→ **Your goal**
Skip all pictures. Write out the data below from its first line through the line that contains "const mono = 'DejaVu Sans Mono';".

→ **Data provided**

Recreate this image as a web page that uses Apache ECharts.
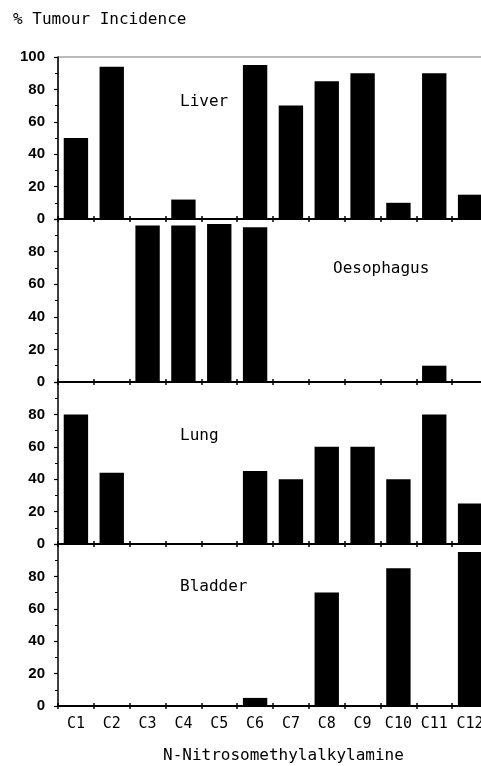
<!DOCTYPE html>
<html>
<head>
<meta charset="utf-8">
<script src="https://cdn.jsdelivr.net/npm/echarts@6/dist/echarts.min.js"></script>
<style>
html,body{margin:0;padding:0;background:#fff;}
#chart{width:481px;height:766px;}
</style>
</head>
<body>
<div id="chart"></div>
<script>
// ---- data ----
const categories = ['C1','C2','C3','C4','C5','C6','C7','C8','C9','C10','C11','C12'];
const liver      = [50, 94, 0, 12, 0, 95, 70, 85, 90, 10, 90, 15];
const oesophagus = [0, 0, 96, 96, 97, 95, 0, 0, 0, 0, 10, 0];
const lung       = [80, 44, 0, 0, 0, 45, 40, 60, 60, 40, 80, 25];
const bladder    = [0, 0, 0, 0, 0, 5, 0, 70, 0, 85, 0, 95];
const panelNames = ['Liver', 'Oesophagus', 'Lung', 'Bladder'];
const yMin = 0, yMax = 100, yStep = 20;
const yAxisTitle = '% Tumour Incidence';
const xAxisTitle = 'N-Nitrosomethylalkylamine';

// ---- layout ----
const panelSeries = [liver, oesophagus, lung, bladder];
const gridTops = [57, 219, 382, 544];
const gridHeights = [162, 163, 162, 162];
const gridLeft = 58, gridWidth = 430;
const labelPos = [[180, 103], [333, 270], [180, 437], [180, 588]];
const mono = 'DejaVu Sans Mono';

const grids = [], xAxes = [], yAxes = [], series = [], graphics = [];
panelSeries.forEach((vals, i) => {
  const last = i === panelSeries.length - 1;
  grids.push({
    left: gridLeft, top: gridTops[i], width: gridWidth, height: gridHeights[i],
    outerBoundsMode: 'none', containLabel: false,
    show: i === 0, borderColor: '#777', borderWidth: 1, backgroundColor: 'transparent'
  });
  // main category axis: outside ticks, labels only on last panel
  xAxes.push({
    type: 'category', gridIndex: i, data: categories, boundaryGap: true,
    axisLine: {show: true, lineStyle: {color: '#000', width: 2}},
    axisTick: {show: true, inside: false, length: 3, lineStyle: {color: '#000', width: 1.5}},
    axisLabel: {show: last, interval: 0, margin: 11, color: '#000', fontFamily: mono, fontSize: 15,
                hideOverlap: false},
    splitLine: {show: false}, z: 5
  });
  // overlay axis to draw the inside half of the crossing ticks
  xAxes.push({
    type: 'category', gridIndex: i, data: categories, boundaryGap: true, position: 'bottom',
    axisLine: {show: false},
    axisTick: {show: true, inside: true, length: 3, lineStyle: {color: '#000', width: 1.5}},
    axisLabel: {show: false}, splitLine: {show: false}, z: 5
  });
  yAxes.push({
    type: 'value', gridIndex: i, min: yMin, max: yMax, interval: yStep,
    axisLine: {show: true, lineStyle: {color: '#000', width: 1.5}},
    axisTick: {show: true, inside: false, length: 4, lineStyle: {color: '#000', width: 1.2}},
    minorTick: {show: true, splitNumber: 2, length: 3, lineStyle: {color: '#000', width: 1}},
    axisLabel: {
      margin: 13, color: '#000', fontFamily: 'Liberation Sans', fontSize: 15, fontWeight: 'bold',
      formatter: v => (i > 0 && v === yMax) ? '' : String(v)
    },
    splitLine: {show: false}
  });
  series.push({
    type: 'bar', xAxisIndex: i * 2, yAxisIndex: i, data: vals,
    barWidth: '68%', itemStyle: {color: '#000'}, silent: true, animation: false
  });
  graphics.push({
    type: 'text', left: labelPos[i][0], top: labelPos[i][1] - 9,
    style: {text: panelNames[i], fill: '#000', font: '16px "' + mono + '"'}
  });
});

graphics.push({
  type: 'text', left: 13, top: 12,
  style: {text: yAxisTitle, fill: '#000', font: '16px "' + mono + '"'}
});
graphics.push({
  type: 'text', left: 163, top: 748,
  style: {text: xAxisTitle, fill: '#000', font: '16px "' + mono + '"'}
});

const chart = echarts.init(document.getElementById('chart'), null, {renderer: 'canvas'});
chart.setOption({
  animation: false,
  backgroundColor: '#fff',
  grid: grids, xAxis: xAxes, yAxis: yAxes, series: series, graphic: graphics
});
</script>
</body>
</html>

→ **Exercise solution**
Recreate this image as a web page that uses Apache ECharts.
<!DOCTYPE html>
<html>
<head>
<meta charset="utf-8">
<script src="https://cdn.jsdelivr.net/npm/echarts@6/dist/echarts.min.js"></script>
<style>
html,body{margin:0;padding:0;background:#fff;}
#chart{width:481px;height:766px;}
</style>
</head>
<body>
<div id="chart"></div>
<script>
// ---- data ----
const categories = ['C1','C2','C3','C4','C5','C6','C7','C8','C9','C10','C11','C12'];
const liver      = [50, 94, 0, 12, 0, 95, 70, 85, 90, 10, 90, 15];
const oesophagus = [0, 0, 96, 96, 97, 95, 0, 0, 0, 0, 10, 0];
const lung       = [80, 44, 0, 0, 0, 45, 40, 60, 60, 40, 80, 25];
const bladder    = [0, 0, 0, 0, 0, 5, 0, 70, 0, 85, 0, 95];
const panelNames = ['Liver', 'Oesophagus', 'Lung', 'Bladder'];
const yMin = 0, yMax = 100, yStep = 20;
const yAxisTitle = '% Tumour Incidence';
const xAxisTitle = 'N-Nitrosomethylalkylamine';

// ---- layout ----
const panelSeries = [liver, oesophagus, lung, bladder];
const gridTops = [57, 219, 382, 544];
const gridHeights = [162, 163, 162, 162];
const gridLeft = 58, gridWidth = 430;
const labelPos = [[180, 103], [333, 270], [180, 437], [180, 588]];
const mono = 'DejaVu Sans Mono';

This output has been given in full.